Speaking to students at the University of Belgrade as part of his three-day tour of Serbia on Sunday, NATO Secretary General Jens Stoltenberg explained that the bombing of Yugoslavia was not aimed against ordinary Serbs, but against President Slobodan Milosevic.
"We are aware in NATO that many people in Serbia still have bad memories about the bombing, the airstrikes in 1999," Stoltenberg said, speaking to Serbia's RTS television channel. "I stress that we did this to protect civilians and stop the Milosevic regime," he added.
Two decades after the bombing, Stoltenberg called on Serbians to "look to the future," and pointed to what he said was an "excellent relationship" between the military bloc and Belgrade.
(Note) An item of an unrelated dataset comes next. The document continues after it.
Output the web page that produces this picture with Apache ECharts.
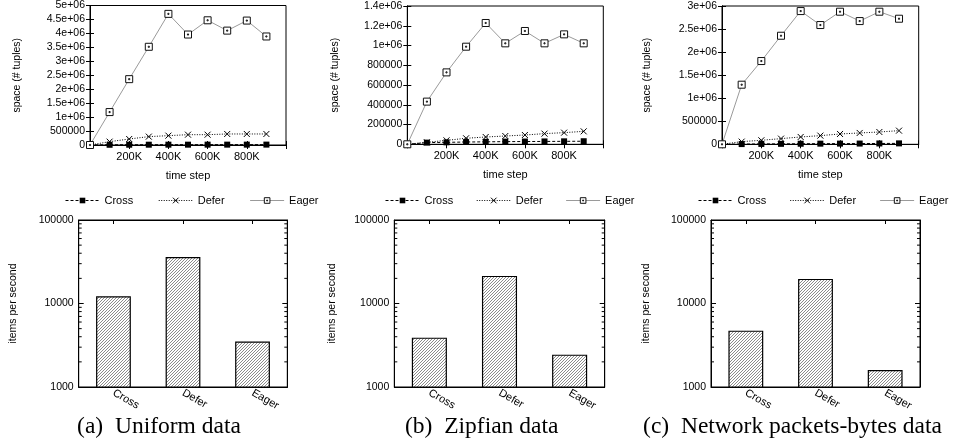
<!DOCTYPE html>
<html><head><meta charset="utf-8">
<script src="https://cdn.jsdelivr.net/npm/echarts@6/dist/echarts.min.js"></script>
<style>html,body{margin:0;padding:0;background:#fff}#c{width:954px;height:448px}</style>
</head><body><div id="c"></div><script>
// ---------- data ----------
const timeSteps = [0, 100000, 200000, 300000, 400000, 500000, 600000, 700000, 800000, 900000];
const seriesNames = ['Cross', 'Defer', 'Eager'];

const uniformCross = [0, 8000, 10000, 11000, 12000, 12000, 13000, 13000, 13000, 14000];
const uniformDefer = [0, 120000, 215000, 300000, 335000, 370000, 370000, 395000, 395000, 395000];
const uniformEager = [0, 1180000, 2360000, 3520000, 4700000, 3960000, 4470000, 4100000, 4460000, 3890000];

const zipfCross = [0, 17000, 20000, 23000, 25000, 27000, 28000, 29000, 30000, 31000];
const zipfDefer = [0, 20000, 40000, 61000, 74000, 84000, 94000, 108000, 118000, 131000];
const zipfEager = [0, 432000, 728000, 988000, 1228000, 1022000, 1147000, 1022000, 1113000, 1022000];

const netCross = [0, 5000, 8000, 10000, 12000, 14000, 15000, 16000, 18000, 20000];
const netDefer = [0, 58000, 87000, 123000, 159000, 188000, 224000, 246000, 267000, 296000];
const netEager = [0, 1293000, 1806000, 2355000, 2890000, 2587000, 2876000, 2673000, 2876000, 2724000];

const methods = ['Cross', 'Defer', 'Eager'];
const uniformThroughput = [12200, 36100, 3500];
const zipfThroughput = [3900, 21400, 2440];
const netThroughput = [4730, 19700, 1600];

const spaceMax = [5000000, 1400000, 3000000];
const spaceInterval = [500000, 200000, 500000];
const timeMax = 1000000;
const timeInterval = 200000;
const throughputMin = 1000;
const throughputMax = 100000;
const minorTickValues = [2000, 3000, 4000, 5000, 6000, 7000, 8000, 9000,
                         20000, 30000, 40000, 50000, 60000, 70000, 80000, 90000];
const captions = ['(a)\u2002Uniform data', '(b)\u2002Zipfian data', '(c)\u2002Network packets-bytes data'];

const spaceData = [
  [uniformCross, uniformDefer, uniformEager],
  [zipfCross, zipfDefer, zipfEager],
  [netCross, netDefer, netEager]
];
const throughputData = [uniformThroughput, zipfThroughput, netThroughput];

// ---------- layout ----------
const topGrids = [
  {left: 90, top: 5.5, width: 196, height: 139.5},
  {left: 407.3, top: 6, width: 196, height: 138.3},
  {left: 722, top: 6, width: 196.7, height: 138.3}
];
const botGrids = [
  {left: 78.7, top: 220, width: 208.6, height: 167},
  {left: 394.3, top: 220, width: 210.4, height: 167},
  {left: 711, top: 220, width: 209, height: 167}
];
const yNameGapTop = [67, 67, 69];
const yNameGapBot = [60, 57, 59];
const legendLeft = [65, 385, 698];
const legendGap = [25, 23, 23.5];
const captionCenter = [154, 476.7, 787.5];

const SANS = 'Liberation Sans';
const black = '#000';

function gfmt(v) {
  if (v === 0) return '0';
  if (v < 1e6) return String(v);
  const m = Math.round(v / 1e5) / 10;
  return m + 'e+06';
}

// diagonal "/" hatch tile
function hatchTile() {
  const c = document.createElement('canvas');
  c.width = 3; c.height = 3;
  const g = c.getContext('2d');
  g.fillStyle = '#ffffff';
  g.fillRect(0, 0, 3, 3);
  g.fillStyle = '#8c8c8c';
  g.fillRect(0, 2, 1, 1);
  g.fillRect(1, 1, 1, 1);
  g.fillRect(2, 0, 1, 1);
  return c;
}
const hatch = hatchTile();

const lineStyles = [
  {symbol: 'rect', symbolSize: 6, itemStyle: {color: '#000', borderColor: '#000', borderWidth: 0},
   lineStyle: {color: '#000', width: 1, type: [3, 2]}},
  {symbol: 'path://M0,0L10,10M10,0L0,10', symbolSize: 6,
   itemStyle: {color: 'rgba(0,0,0,0)', borderColor: '#000', borderWidth: 1},
   lineStyle: {color: '#000', width: 1, type: [1, 1.5]}},
  {symbol: 'path://M0,0L10,0L10,10L0,10Z M4.2,4.2L5.8,4.2L5.8,5.8L4.2,5.8Z', symbolSize: 7,
   itemStyle: {color: '#fff', borderColor: '#111', borderWidth: 1},
   lineStyle: {color: '#9a9a9a', width: 1, type: 'solid'}}
];

const grid = [], xAxis = [], yAxis = [], series = [], legend = [], title = [];

const tickIn = (len) => ({show: true, inside: true, length: len, lineStyle: {color: black, width: 1}});
const axLine = {show: true, lineStyle: {color: black, width: 1}};

for (let i = 0; i < 3; i++) {
  grid.push(Object.assign({show: true, borderColor: black, borderWidth: 1, containLabel: false, outerBoundsMode: 'none'}, topGrids[i]));
  grid.push(Object.assign({show: true, borderColor: black, borderWidth: 1, containLabel: false, outerBoundsMode: 'none'}, botGrids[i]));
  const gTop = 2 * i, gBot = 2 * i + 1;

  xAxis.push({
    type: 'value', gridIndex: gTop, position: 'bottom', min: 0, max: timeMax, interval: timeInterval,
    axisLine: axLine, axisTick: tickIn(4), splitLine: {show: false},
    axisLabel: {color: black, fontFamily: SANS, fontSize: 11, margin: 6,
      formatter: v => (v === 0 || v === timeMax) ? '' : (v / 1000) + 'K'},
    name: 'time step', nameLocation: 'middle', nameGap: 25,
    nameTextStyle: {color: black, fontFamily: SANS, fontSize: 11}
  });
  xAxis.push({
    type: 'value', gridIndex: gTop, position: 'top', min: 0, max: timeMax, interval: timeInterval,
    axisLine: axLine, axisTick: tickIn(4), splitLine: {show: false}, axisLabel: {show: false}
  });
  xAxis.push({
    type: 'category', gridIndex: gBot, position: 'bottom', data: methods,
    axisLine: axLine, axisTick: Object.assign(tickIn(4), {alignWithLabel: true}), splitLine: {show: false},
    axisLabel: {color: black, fontFamily: SANS, fontSize: 11, rotate: -30, margin: 5}
  });
  xAxis.push({
    type: 'category', gridIndex: gBot, position: 'top', data: methods,
    axisLine: axLine, axisTick: Object.assign(tickIn(4), {alignWithLabel: true}), splitLine: {show: false},
    axisLabel: {show: false}
  });

  yAxis.push({
    type: 'value', gridIndex: gTop, position: 'left', min: 0, max: spaceMax[i], interval: spaceInterval[i],
    axisLine: axLine, axisTick: tickIn(4), splitLine: {show: false},
    axisLabel: {color: black, fontFamily: SANS, fontSize: 10.5, margin: 5, formatter: gfmt},
    name: 'space (# tuples)', nameLocation: 'middle', nameGap: yNameGapTop[i],
    nameTextStyle: {color: black, fontFamily: SANS, fontSize: 10.5}
  });
  yAxis.push({
    type: 'value', gridIndex: gTop, position: 'right', min: 0, max: spaceMax[i], interval: spaceInterval[i],
    axisLine: axLine, axisTick: tickIn(4), splitLine: {show: false}, axisLabel: {show: false}
  });
  yAxis.push({
    type: 'log', logBase: 10, gridIndex: gBot, position: 'left', min: throughputMin, max: throughputMax,
    axisLine: axLine, axisTick: tickIn(5), splitLine: {show: false},
    axisLabel: {color: black, fontFamily: SANS, fontSize: 10.5, margin: 5, formatter: v => String(Math.round(v))},
    name: 'items per second', nameLocation: 'middle', nameGap: yNameGapBot[i],
    nameTextStyle: {color: black, fontFamily: SANS, fontSize: 10.5}
  });
  yAxis.push({
    type: 'log', logBase: 10, gridIndex: gBot, position: 'right', min: throughputMin, max: throughputMax,
    axisLine: axLine, axisTick: tickIn(5), splitLine: {show: false}, axisLabel: {show: false}
  });

  const xi = 4 * i, yi = 4 * i;
  for (let s = 0; s < 3; s++) {
    series.push(Object.assign({
      type: 'line', name: seriesNames[s], xAxisIndex: xi, yAxisIndex: yi,
      data: timeSteps.map((t, k) => [t, spaceData[i][s][k]]),
      showSymbol: true, showAllSymbol: true, z: 3 + s, animation: false
    }, JSON.parse(JSON.stringify(lineStyles[s]))));
  }

  series.push({
    type: 'bar', name: 'throughput', xAxisIndex: xi + 2, yAxisIndex: yi + 2,
    data: throughputData[i], barWidth: '50%', animation: false,
    itemStyle: {
      color: {image: hatch, repeat: 'repeat'}, borderColor: '#000', borderWidth: 1.2
    }
  });

  series.push({
    type: 'custom', xAxisIndex: xi + 2, yAxisIndex: yi + 2, silent: true, animation: false,
    data: minorTickValues.map(v => [0, v]),
    encode: {x: 0, y: 1},
    renderItem: (params, api) => {
      const y = api.coord([0, api.value(1)])[1];
      const cs = params.coordSys;
      return {type: 'group', children: [
        {type: 'line', shape: {x1: cs.x, y1: y, x2: cs.x + 3, y2: y}, style: {stroke: '#000', lineWidth: 1}},
        {type: 'line', shape: {x1: cs.x + cs.width - 3, y1: y, x2: cs.x + cs.width, y2: y}, style: {stroke: '#000', lineWidth: 1}}
      ]};
    }
  });

  legend.push({
    left: legendLeft[i], top: 195, padding: 0, orient: 'horizontal', itemWidth: 34, itemHeight: 7,
    itemGap: legendGap[i], selectedMode: false,
    data: seriesNames.map((n, s) => ({
      name: n,
      itemStyle: JSON.parse(JSON.stringify(lineStyles[s].itemStyle)),
      lineStyle: {width: 1, color: lineStyles[s].lineStyle.color, type: lineStyles[s].lineStyle.type}
    })),
    textStyle: {color: black, fontFamily: SANS, fontSize: 11}
  });

  title.push({
    text: captions[i], left: captionCenter[i], top: 410, textAlign: 'center',
    textStyle: {color: black, fontFamily: 'Liberation Serif', fontSize: 23.5, fontWeight: 'normal'}
  });
}

const chart = echarts.init(document.getElementById('c'), null, {renderer: 'canvas'});
chart.setOption({
  animation: false,
  backgroundColor: '#fff',
  title, legend, grid, xAxis, yAxis, series
});
</script></body></html>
"NATO supports [dialogue], not only politically, but also because we are present in Kosovo in the form of the KFOR," Stoltenberg stressed, referring to the NATO-led force deployed in Kosovo, which includes Camp Bondsteel, the largest US base in the Balkans.
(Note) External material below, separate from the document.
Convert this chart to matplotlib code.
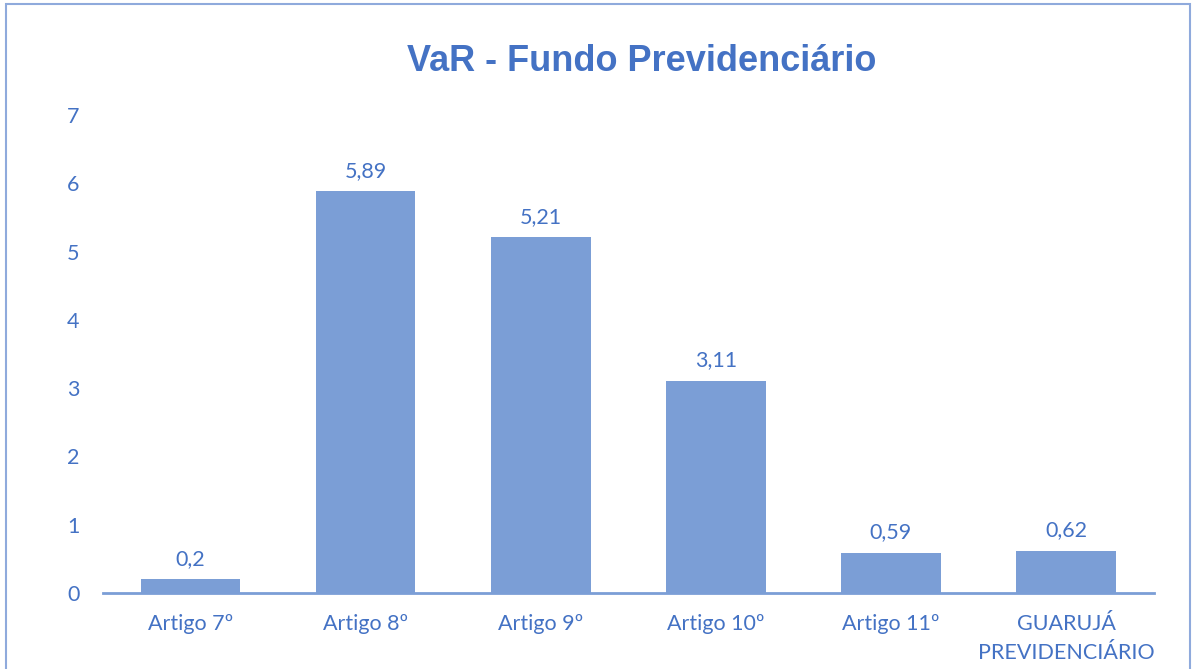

Thank you, #Serbia & @avucic, for hosting the largest disaster response exercise organised by #NATO’s Euro-Atlantic Disaster Reponse Coordination Centre. 2,000 personnel from almost 40 countries, working together to save lives. This shows our partnership is getting stronger. pic.twitter.com/Favx52sqtC— Jens Stoltenberg (@jensstoltenberg) 8 октября 2018 г.
78 Days, 1,300 Cruise missiles, 37,000 Cluster Bombs
In 1999, an armed confrontation between Muslim Albanian separatists from the Kosovo Liberation Army paramilitary force and the Serbian army and police in Kosovo led to the bombing of Yugoslavia by NATO forces. US Secretary of State Madeleine Albright justified the strikes by accusing the Serbian government of committing war crimes.
After the bombing, NATO deployed to the region, saying the move was aimed at reversing the humanitarian catastrophe and keeping the peace. In 2004, Kosovar Albanians began a campaign of ethnic cleansing against Christian Serbs in the province, and instigated the destruction of Serbian historical and cultural monuments and landmarks. In 2008, Kosovo unilaterally declared independence from Serbia, with Belgrade, Russia, and many other countries refusing to recognize the breakaway republic.